I’m grateful to Title IX Officer Nicole Merhill, Deputy Provost Peggy Newell, Cahners-Rabb Professor of Business Administration at Harvard Business School Kathleen McGinn, and all of the members of the AAU Survey Steering Committee for their work and the recommendations they’ve submitted to my office. One of the major points: the high rate of nonconsensual sexual contact experienced by Harvard students requires a cultural shift across our community. According to the survey, more than 80 percent of incidents of sexual assault involved alcohol, and more than 75 percent of the incidents involved an offender who was a fellow student. Two thirds of incidents of sexual assault experienced by undergraduates took place in on-campus housing. The survey’s findings urge us to find ways to reduce these alarming numbers with programs that engage community members in action. Initiatives like bystander training, which have been piloted in places across the University, send the message to students that sexual misconduct is not acceptable.

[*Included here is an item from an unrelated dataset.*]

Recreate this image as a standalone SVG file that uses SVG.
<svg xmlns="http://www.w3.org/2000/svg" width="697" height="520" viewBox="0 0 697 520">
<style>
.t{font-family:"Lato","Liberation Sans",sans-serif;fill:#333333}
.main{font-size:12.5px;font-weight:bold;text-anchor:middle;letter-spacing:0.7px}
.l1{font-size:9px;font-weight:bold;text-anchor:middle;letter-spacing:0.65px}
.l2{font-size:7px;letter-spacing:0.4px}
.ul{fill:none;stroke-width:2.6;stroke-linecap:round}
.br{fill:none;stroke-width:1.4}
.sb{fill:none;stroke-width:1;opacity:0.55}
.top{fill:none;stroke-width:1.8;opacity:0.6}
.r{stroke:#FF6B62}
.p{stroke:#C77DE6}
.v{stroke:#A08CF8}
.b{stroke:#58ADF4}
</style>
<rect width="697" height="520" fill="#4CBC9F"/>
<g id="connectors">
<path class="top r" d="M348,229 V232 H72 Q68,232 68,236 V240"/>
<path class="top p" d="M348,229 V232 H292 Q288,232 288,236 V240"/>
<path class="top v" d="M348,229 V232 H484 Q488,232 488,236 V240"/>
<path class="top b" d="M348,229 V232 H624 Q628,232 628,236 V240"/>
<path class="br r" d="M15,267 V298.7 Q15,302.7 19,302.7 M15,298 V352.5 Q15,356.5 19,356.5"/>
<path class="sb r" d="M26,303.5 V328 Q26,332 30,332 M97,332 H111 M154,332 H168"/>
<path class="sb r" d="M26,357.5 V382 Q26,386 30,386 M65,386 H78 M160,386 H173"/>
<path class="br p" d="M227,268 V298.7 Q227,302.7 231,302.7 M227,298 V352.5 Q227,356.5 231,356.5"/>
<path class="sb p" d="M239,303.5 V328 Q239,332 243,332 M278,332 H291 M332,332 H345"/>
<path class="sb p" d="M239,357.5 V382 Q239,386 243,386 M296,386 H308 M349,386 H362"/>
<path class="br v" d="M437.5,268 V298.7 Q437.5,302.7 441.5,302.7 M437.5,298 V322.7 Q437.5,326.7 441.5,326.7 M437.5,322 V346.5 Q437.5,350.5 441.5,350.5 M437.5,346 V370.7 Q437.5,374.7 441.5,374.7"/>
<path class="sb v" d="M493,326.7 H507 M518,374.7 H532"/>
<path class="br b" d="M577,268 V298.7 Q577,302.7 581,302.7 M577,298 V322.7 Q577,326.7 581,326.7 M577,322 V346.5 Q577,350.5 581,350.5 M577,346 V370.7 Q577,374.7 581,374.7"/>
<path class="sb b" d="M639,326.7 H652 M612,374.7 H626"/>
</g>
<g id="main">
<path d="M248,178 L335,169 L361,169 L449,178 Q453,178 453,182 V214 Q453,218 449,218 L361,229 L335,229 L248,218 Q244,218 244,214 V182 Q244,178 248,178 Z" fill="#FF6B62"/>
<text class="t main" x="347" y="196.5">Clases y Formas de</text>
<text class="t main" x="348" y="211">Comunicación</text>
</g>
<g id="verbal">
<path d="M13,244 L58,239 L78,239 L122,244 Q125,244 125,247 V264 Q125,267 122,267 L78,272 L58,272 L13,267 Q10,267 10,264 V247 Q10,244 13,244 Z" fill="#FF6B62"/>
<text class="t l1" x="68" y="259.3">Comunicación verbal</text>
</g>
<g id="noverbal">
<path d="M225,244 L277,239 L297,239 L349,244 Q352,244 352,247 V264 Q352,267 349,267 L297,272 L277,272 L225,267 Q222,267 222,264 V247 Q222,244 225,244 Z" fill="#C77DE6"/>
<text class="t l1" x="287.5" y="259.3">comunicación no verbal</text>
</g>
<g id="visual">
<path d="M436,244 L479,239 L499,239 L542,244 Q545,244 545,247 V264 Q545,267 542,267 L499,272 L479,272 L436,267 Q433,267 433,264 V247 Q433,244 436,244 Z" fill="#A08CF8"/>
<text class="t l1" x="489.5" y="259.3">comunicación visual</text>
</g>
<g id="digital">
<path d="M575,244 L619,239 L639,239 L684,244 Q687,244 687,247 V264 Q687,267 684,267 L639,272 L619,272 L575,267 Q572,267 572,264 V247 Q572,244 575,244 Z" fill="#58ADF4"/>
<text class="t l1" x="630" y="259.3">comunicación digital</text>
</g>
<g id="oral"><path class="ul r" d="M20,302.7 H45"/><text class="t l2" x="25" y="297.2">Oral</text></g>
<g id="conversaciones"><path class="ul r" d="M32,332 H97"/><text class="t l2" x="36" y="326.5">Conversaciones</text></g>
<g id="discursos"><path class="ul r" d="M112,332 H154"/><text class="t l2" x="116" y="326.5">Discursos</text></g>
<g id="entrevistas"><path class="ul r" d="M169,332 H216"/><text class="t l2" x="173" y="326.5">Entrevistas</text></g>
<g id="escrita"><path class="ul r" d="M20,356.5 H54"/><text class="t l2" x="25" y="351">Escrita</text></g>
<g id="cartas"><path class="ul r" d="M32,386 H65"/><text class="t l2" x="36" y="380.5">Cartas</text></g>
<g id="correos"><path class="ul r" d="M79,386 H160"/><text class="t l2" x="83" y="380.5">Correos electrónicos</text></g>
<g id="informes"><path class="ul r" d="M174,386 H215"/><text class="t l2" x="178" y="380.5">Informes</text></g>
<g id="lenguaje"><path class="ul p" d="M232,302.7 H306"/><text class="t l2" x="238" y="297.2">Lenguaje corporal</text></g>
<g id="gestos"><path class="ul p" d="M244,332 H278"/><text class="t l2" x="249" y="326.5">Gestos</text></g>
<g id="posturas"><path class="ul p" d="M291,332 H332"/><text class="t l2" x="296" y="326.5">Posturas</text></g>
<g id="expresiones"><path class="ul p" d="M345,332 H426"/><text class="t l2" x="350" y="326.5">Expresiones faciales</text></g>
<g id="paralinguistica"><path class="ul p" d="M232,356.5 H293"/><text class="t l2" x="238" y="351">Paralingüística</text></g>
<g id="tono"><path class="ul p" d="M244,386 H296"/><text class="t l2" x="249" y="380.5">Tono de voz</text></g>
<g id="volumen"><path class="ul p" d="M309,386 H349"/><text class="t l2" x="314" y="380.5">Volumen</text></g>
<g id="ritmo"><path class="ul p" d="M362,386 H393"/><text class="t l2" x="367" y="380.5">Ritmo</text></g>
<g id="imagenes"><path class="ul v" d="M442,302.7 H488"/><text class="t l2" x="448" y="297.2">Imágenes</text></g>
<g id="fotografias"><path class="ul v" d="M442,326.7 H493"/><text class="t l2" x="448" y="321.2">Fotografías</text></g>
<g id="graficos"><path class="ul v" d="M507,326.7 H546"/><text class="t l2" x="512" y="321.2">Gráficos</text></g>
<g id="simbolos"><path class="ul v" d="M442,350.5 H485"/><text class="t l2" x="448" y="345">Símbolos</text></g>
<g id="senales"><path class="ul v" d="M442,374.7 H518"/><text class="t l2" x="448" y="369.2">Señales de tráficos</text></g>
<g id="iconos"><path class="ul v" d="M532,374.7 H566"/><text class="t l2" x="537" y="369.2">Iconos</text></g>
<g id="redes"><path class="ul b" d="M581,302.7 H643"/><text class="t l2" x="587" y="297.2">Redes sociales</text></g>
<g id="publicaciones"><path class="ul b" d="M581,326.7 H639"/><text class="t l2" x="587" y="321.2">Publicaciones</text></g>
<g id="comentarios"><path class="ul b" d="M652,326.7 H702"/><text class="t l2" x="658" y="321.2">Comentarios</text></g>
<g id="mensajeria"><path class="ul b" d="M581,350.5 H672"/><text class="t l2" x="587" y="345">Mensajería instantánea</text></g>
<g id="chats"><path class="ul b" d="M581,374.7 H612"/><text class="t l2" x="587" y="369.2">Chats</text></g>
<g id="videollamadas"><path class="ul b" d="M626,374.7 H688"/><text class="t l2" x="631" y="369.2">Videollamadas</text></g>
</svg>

I have asked the Title IX Office to oversee the expansion of more of these bystander intervention initiatives across the University. Harvard is also playing a leading role in the broad conversation across higher education on how to use surveys such as this one to enact change. As a member of the National Academy of Science, Engineering, and Medicine’s Action Collaborative’s Evaluation and Assessment working group, Harvard is helping focus efforts on data driven approaches to addressing sexual and gender harassment.

A change in culture can only come about through shared efforts by the administration, faculty, staff, and students. Let’s begin this work, together, this Thursday, October 17 at 6 p.m. in Science Center Hall C when I invite all members of the Harvard community to a Town Hall conversation around the results of the survey. The Longwood campus will also host a simulcast of the Town Hall from Snyder Auditorium in the Kresge Building at the Harvard T.H. Chan School of Public Health. Kathleen and Peggy will guide you through the initial analysis of the data. I encourage you to ask questions.

One of my highest priorities is to create a community in which all of us can do our best work. To achieve this, we must seek to enhance our policies and procedures, and build out new resources, that are marked by our humanity, and which remind us to care for one another. But most importantly, we must recognize that we all have a role to play in ensuring that each of us who calls Harvard home feels welcome, and safe.